Images are not part of the copy; transcribe all the data exactly.

[Available data]
++++++++
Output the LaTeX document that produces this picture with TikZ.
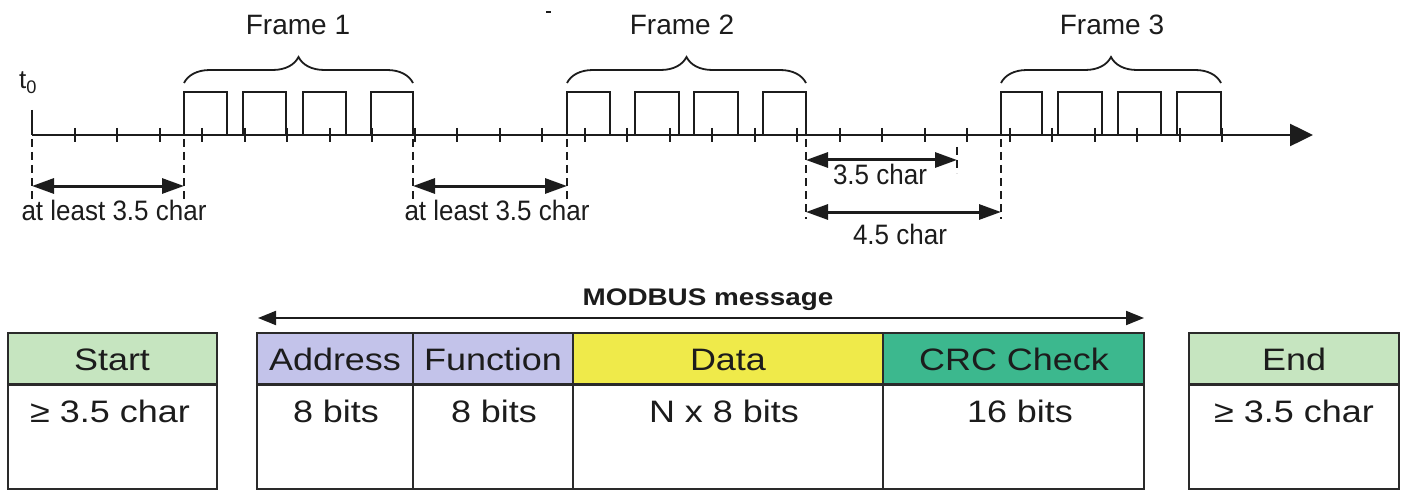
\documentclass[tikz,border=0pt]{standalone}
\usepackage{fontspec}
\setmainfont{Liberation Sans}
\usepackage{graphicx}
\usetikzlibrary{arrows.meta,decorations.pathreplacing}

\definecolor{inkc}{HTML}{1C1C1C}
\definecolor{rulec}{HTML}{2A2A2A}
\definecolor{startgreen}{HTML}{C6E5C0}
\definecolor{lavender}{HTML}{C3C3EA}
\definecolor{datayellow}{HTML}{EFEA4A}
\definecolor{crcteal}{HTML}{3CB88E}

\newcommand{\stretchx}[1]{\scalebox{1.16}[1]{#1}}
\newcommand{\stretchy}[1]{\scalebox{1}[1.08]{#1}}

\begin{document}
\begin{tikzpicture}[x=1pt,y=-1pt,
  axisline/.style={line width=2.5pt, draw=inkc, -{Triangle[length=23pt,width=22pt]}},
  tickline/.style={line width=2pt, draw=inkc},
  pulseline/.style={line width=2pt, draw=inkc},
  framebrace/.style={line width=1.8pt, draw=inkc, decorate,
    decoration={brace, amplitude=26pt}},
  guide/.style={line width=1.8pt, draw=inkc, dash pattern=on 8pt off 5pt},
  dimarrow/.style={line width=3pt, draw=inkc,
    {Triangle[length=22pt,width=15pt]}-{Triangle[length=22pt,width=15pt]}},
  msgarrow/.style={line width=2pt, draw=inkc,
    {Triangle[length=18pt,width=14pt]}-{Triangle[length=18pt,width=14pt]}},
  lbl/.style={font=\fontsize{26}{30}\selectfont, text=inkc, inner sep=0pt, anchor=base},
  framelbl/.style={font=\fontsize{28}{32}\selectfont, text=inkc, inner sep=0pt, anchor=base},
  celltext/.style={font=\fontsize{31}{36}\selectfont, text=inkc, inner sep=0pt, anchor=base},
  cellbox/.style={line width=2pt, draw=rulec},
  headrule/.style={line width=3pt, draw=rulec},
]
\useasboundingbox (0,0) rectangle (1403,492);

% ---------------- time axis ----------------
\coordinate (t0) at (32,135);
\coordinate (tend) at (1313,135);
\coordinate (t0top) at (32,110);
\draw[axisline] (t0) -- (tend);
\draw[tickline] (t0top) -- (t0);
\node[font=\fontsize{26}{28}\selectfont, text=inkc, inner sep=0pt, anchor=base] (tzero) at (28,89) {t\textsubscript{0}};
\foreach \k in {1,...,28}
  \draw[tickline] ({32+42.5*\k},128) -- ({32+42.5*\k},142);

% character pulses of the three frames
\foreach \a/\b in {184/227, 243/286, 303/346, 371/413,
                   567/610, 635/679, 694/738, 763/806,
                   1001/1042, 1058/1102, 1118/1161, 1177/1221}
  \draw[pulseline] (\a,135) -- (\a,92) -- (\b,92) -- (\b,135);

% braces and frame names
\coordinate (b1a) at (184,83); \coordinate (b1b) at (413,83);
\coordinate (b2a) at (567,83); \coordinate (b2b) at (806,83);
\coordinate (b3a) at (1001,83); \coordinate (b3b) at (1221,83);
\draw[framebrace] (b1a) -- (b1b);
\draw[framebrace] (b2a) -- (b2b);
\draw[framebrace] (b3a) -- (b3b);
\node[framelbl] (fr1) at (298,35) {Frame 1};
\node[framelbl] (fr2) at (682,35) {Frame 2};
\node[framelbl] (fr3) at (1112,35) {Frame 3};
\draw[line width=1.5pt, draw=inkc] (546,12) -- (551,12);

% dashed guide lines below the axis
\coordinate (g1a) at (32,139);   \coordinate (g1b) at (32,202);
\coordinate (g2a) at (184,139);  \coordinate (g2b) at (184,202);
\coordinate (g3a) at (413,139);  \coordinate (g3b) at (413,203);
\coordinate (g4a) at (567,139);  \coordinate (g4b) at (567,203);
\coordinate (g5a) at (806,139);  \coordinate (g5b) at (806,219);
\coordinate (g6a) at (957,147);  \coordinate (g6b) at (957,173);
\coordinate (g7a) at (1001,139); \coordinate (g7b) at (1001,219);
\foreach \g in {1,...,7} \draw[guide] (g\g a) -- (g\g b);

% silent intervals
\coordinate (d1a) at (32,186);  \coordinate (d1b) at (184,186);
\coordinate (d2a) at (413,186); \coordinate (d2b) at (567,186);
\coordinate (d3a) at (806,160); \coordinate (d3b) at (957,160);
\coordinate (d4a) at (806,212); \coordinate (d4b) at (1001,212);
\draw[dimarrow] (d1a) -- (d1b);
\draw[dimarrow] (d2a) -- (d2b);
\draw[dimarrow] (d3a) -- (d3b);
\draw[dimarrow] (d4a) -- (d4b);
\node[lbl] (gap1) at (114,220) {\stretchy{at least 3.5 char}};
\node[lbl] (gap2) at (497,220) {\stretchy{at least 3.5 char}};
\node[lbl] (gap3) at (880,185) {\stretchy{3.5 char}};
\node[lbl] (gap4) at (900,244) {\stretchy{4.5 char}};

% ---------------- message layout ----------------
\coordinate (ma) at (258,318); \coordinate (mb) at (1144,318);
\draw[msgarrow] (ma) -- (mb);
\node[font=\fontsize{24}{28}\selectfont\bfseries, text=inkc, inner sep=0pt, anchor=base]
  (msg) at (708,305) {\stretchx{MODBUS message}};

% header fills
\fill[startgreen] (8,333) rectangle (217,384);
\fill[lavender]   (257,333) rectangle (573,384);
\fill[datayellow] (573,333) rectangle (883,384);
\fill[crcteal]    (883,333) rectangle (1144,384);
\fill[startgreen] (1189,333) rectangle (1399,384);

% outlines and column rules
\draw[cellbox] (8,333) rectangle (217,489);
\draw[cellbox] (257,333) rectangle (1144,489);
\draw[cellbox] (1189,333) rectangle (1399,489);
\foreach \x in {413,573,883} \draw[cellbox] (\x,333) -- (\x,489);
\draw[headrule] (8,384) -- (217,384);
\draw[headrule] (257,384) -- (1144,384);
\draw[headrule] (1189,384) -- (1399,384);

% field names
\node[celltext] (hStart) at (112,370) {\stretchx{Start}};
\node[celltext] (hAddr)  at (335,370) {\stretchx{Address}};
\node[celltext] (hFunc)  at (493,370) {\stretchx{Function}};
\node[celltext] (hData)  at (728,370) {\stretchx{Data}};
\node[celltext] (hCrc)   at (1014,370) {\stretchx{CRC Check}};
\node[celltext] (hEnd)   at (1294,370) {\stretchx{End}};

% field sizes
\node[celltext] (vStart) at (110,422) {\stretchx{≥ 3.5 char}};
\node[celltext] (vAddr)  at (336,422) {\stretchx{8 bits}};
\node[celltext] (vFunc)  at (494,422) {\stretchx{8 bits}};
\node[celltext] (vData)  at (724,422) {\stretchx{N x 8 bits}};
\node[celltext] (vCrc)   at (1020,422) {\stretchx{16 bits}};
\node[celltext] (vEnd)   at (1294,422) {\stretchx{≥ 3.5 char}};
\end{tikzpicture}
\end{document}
++++++++
[Complete answer]
Output the LaTeX document that produces this picture with TikZ.
\documentclass[tikz,border=0pt]{standalone}
\usepackage{fontspec}
\setmainfont{Liberation Sans}
\usepackage{graphicx}
\usetikzlibrary{arrows.meta,decorations.pathreplacing}

\definecolor{inkc}{HTML}{1C1C1C}
\definecolor{rulec}{HTML}{2A2A2A}
\definecolor{startgreen}{HTML}{C6E5C0}
\definecolor{lavender}{HTML}{C3C3EA}
\definecolor{datayellow}{HTML}{EFEA4A}
\definecolor{crcteal}{HTML}{3CB88E}

\newcommand{\stretchx}[1]{\scalebox{1.16}[1]{#1}}
\newcommand{\stretchy}[1]{\scalebox{1}[1.08]{#1}}

\begin{document}
\begin{tikzpicture}[x=1pt,y=-1pt,
  axisline/.style={line width=2.5pt, draw=inkc, -{Triangle[length=23pt,width=22pt]}},
  tickline/.style={line width=2pt, draw=inkc},
  pulseline/.style={line width=2pt, draw=inkc},
  framebrace/.style={line width=1.8pt, draw=inkc, decorate,
    decoration={brace, amplitude=26pt}},
  guide/.style={line width=1.8pt, draw=inkc, dash pattern=on 8pt off 5pt},
  dimarrow/.style={line width=3pt, draw=inkc,
    {Triangle[length=22pt,width=15pt]}-{Triangle[length=22pt,width=15pt]}},
  msgarrow/.style={line width=2pt, draw=inkc,
    {Triangle[length=18pt,width=14pt]}-{Triangle[length=18pt,width=14pt]}},
  lbl/.style={font=\fontsize{26}{30}\selectfont, text=inkc, inner sep=0pt, anchor=base},
  framelbl/.style={font=\fontsize{28}{32}\selectfont, text=inkc, inner sep=0pt, anchor=base},
  celltext/.style={font=\fontsize{31}{36}\selectfont, text=inkc, inner sep=0pt, anchor=base},
  cellbox/.style={line width=2pt, draw=rulec},
  headrule/.style={line width=3pt, draw=rulec},
]
\useasboundingbox (0,0) rectangle (1403,492);

% ---------------- time axis ----------------
\coordinate (t0) at (32,135);
\coordinate (tend) at (1313,135);
\coordinate (t0top) at (32,110);
\draw[axisline] (t0) -- (tend);
\draw[tickline] (t0top) -- (t0);
\node[font=\fontsize{26}{28}\selectfont, text=inkc, inner sep=0pt, anchor=base] (tzero) at (28,89) {t\textsubscript{0}};
\foreach \k in {1,...,28}
  \draw[tickline] ({32+42.5*\k},128) -- ({32+42.5*\k},142);

% character pulses of the three frames
\foreach \a/\b in {184/227, 243/286, 303/346, 371/413,
                   567/610, 635/679, 694/738, 763/806,
                   1001/1042, 1058/1102, 1118/1161, 1177/1221}
  \draw[pulseline] (\a,135) -- (\a,92) -- (\b,92) -- (\b,135);

% braces and frame names
\coordinate (b1a) at (184,83); \coordinate (b1b) at (413,83);
\coordinate (b2a) at (567,83); \coordinate (b2b) at (806,83);
\coordinate (b3a) at (1001,83); \coordinate (b3b) at (1221,83);
\draw[framebrace] (b1a) -- (b1b);
\draw[framebrace] (b2a) -- (b2b);
\draw[framebrace] (b3a) -- (b3b);
\node[framelbl] (fr1) at (298,35) {Frame 1};
\node[framelbl] (fr2) at (682,35) {Frame 2};
\node[framelbl] (fr3) at (1112,35) {Frame 3};
\draw[line width=1.5pt, draw=inkc] (546,12) -- (551,12);

% dashed guide lines below the axis
\coordinate (g1a) at (32,139);   \coordinate (g1b) at (32,202);
\coordinate (g2a) at (184,139);  \coordinate (g2b) at (184,202);
\coordinate (g3a) at (413,139);  \coordinate (g3b) at (413,203);
\coordinate (g4a) at (567,139);  \coordinate (g4b) at (567,203);
\coordinate (g5a) at (806,139);  \coordinate (g5b) at (806,219);
\coordinate (g6a) at (957,147);  \coordinate (g6b) at (957,173);
\coordinate (g7a) at (1001,139); \coordinate (g7b) at (1001,219);
\foreach \g in {1,...,7} \draw[guide] (g\g a) -- (g\g b);

% silent intervals
\coordinate (d1a) at (32,186);  \coordinate (d1b) at (184,186);
\coordinate (d2a) at (413,186); \coordinate (d2b) at (567,186);
\coordinate (d3a) at (806,160); \coordinate (d3b) at (957,160);
\coordinate (d4a) at (806,212); \coordinate (d4b) at (1001,212);
\draw[dimarrow] (d1a) -- (d1b);
\draw[dimarrow] (d2a) -- (d2b);
\draw[dimarrow] (d3a) -- (d3b);
\draw[dimarrow] (d4a) -- (d4b);
\node[lbl] (gap1) at (114,220) {\stretchy{at least 3.5 char}};
\node[lbl] (gap2) at (497,220) {\stretchy{at least 3.5 char}};
\node[lbl] (gap3) at (880,185) {\stretchy{3.5 char}};
\node[lbl] (gap4) at (900,244) {\stretchy{4.5 char}};

% ---------------- message layout ----------------
\coordinate (ma) at (258,318); \coordinate (mb) at (1144,318);
\draw[msgarrow] (ma) -- (mb);
\node[font=\fontsize{24}{28}\selectfont\bfseries, text=inkc, inner sep=0pt, anchor=base]
  (msg) at (708,305) {\stretchx{MODBUS message}};

% header fills
\fill[startgreen] (8,333) rectangle (217,384);
\fill[lavender]   (257,333) rectangle (573,384);
\fill[datayellow] (573,333) rectangle (883,384);
\fill[crcteal]    (883,333) rectangle (1144,384);
\fill[startgreen] (1189,333) rectangle (1399,384);

% outlines and column rules
\draw[cellbox] (8,333) rectangle (217,489);
\draw[cellbox] (257,333) rectangle (1144,489);
\draw[cellbox] (1189,333) rectangle (1399,489);
\foreach \x in {413,573,883} \draw[cellbox] (\x,333) -- (\x,489);
\draw[headrule] (8,384) -- (217,384);
\draw[headrule] (257,384) -- (1144,384);
\draw[headrule] (1189,384) -- (1399,384);

% field names
\node[celltext] (hStart) at (112,370) {\stretchx{Start}};
\node[celltext] (hAddr)  at (335,370) {\stretchx{Address}};
\node[celltext] (hFunc)  at (493,370) {\stretchx{Function}};
\node[celltext] (hData)  at (728,370) {\stretchx{Data}};
\node[celltext] (hCrc)   at (1014,370) {\stretchx{CRC Check}};
\node[celltext] (hEnd)   at (1294,370) {\stretchx{End}};

% field sizes
\node[celltext] (vStart) at (110,422) {\stretchx{≥ 3.5 char}};
\node[celltext] (vAddr)  at (336,422) {\stretchx{8 bits}};
\node[celltext] (vFunc)  at (494,422) {\stretchx{8 bits}};
\node[celltext] (vData)  at (724,422) {\stretchx{N x 8 bits}};
\node[celltext] (vCrc)   at (1020,422) {\stretchx{16 bits}};
\node[celltext] (vEnd)   at (1294,422) {\stretchx{≥ 3.5 char}};
\end{tikzpicture}
\end{document}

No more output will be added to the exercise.